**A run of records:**
* Begin *

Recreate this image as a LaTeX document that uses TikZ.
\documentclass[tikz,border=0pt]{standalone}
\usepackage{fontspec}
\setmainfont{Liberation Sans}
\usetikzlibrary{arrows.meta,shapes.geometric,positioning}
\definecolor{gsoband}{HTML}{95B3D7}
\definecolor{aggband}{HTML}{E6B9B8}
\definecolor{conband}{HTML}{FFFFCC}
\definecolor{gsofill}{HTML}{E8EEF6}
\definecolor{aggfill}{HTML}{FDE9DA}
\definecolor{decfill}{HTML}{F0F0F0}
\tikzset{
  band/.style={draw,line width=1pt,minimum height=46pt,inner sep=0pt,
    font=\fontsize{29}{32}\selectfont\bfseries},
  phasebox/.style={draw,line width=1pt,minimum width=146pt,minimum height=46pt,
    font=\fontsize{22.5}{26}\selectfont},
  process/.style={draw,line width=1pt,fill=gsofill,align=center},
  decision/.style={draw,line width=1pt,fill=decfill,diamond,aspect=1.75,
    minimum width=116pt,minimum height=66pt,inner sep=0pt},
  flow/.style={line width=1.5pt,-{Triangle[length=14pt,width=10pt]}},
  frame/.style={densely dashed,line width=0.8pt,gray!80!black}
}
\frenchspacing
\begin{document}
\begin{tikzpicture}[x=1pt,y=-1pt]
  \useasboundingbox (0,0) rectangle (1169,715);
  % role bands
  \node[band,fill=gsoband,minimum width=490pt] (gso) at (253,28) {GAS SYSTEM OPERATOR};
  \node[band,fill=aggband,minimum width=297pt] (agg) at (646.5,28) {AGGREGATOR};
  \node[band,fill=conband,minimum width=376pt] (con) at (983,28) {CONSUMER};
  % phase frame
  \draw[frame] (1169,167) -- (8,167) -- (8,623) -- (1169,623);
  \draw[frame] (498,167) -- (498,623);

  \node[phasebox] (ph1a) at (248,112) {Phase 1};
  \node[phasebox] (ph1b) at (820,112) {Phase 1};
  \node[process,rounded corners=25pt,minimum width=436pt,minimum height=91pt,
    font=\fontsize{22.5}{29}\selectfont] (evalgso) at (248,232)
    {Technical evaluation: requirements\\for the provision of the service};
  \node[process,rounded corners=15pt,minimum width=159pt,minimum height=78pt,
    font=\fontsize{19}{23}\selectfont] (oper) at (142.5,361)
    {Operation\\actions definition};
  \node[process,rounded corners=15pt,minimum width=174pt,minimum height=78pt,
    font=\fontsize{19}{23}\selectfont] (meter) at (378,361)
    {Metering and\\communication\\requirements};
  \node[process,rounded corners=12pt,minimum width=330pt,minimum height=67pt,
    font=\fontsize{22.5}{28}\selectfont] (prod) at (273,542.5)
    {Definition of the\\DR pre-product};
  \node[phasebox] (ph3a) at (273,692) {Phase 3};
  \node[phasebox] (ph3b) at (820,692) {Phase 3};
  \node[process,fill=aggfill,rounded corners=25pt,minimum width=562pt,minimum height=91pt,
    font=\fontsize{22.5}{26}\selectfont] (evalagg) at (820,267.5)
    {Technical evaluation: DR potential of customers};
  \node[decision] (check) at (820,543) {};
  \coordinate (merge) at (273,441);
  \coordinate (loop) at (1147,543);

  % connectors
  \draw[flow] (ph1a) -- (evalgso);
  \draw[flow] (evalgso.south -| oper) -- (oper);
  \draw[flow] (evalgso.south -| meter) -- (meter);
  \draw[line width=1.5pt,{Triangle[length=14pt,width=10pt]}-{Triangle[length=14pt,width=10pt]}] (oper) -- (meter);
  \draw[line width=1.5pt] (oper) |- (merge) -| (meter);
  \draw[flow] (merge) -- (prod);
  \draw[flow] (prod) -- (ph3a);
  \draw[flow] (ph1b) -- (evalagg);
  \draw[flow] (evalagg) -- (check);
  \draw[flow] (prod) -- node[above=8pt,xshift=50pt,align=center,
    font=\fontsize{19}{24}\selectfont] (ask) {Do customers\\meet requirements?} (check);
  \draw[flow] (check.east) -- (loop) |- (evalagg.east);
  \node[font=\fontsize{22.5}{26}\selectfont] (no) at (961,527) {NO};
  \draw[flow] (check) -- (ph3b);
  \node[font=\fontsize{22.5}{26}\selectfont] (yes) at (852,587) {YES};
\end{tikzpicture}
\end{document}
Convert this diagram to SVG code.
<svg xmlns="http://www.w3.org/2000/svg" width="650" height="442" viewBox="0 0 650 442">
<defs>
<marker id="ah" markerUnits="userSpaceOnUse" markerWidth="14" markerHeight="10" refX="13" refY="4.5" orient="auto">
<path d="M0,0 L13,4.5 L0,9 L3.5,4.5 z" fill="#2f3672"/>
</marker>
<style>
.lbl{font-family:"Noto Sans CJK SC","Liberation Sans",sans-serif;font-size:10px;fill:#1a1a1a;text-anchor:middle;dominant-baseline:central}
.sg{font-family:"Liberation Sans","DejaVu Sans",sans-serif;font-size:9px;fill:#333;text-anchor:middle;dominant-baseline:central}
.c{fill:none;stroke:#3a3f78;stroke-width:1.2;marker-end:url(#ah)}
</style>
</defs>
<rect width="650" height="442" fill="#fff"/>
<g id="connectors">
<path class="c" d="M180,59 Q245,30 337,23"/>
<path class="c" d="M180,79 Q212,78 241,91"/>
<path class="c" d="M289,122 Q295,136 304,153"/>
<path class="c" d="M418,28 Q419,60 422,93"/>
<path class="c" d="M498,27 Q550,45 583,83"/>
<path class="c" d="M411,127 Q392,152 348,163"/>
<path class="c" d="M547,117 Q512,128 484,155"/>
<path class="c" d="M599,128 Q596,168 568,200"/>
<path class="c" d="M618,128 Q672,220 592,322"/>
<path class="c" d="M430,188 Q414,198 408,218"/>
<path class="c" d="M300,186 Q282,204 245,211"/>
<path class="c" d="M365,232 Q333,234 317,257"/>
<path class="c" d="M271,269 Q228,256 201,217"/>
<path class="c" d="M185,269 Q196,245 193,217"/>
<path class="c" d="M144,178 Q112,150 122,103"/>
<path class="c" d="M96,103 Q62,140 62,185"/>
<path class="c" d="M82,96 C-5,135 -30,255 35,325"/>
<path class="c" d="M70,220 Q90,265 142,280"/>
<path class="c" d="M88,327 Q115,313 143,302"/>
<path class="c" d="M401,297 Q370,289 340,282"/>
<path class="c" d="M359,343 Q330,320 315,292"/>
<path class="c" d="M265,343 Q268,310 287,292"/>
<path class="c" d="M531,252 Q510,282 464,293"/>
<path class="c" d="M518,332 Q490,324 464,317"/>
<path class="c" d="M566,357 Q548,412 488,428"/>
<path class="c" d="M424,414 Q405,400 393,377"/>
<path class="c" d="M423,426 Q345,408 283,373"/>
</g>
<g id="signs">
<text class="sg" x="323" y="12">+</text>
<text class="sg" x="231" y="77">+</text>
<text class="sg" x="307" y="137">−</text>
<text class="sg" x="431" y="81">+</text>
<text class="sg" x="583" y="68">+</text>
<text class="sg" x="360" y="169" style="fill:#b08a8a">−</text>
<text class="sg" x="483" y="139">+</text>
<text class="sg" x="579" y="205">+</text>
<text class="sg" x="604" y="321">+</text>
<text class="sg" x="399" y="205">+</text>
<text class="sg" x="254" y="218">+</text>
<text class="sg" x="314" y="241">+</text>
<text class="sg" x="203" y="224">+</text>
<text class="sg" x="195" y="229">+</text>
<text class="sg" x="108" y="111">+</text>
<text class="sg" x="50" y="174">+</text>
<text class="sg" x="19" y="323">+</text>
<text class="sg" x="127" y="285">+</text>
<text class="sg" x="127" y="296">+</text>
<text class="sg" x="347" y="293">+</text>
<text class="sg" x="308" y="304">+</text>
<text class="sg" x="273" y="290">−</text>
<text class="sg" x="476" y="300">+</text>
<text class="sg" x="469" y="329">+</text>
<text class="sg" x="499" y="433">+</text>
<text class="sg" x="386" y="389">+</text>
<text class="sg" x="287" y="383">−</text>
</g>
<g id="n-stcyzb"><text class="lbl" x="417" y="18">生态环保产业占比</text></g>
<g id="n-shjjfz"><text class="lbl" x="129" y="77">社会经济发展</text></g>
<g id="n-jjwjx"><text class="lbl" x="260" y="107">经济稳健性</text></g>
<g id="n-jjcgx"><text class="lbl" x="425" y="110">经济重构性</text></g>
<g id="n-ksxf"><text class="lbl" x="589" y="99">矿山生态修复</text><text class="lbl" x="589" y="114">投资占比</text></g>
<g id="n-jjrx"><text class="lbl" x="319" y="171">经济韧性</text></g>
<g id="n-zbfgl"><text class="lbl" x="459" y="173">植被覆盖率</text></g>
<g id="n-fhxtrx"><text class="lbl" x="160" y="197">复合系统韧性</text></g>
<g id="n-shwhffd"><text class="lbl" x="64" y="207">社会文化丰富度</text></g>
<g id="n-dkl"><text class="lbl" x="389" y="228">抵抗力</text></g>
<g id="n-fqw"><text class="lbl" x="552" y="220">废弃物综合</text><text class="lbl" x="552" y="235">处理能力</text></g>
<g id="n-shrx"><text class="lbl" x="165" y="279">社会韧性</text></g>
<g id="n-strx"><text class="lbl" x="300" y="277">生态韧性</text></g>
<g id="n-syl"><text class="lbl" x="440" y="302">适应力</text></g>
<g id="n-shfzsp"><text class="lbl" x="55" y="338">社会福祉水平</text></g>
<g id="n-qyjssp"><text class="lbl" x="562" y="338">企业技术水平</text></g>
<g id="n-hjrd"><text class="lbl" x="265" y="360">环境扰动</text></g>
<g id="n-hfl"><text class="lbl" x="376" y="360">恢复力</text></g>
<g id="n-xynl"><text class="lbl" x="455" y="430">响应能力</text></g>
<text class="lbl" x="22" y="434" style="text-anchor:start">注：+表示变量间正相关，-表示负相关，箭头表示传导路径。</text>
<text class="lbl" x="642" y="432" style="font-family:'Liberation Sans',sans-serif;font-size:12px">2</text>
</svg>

* End *

**Problem description:** Reproduce each line holding the word "this".

**Output of the task:**
Recreate this image as a LaTeX document that uses TikZ.
Convert this diagram to SVG code.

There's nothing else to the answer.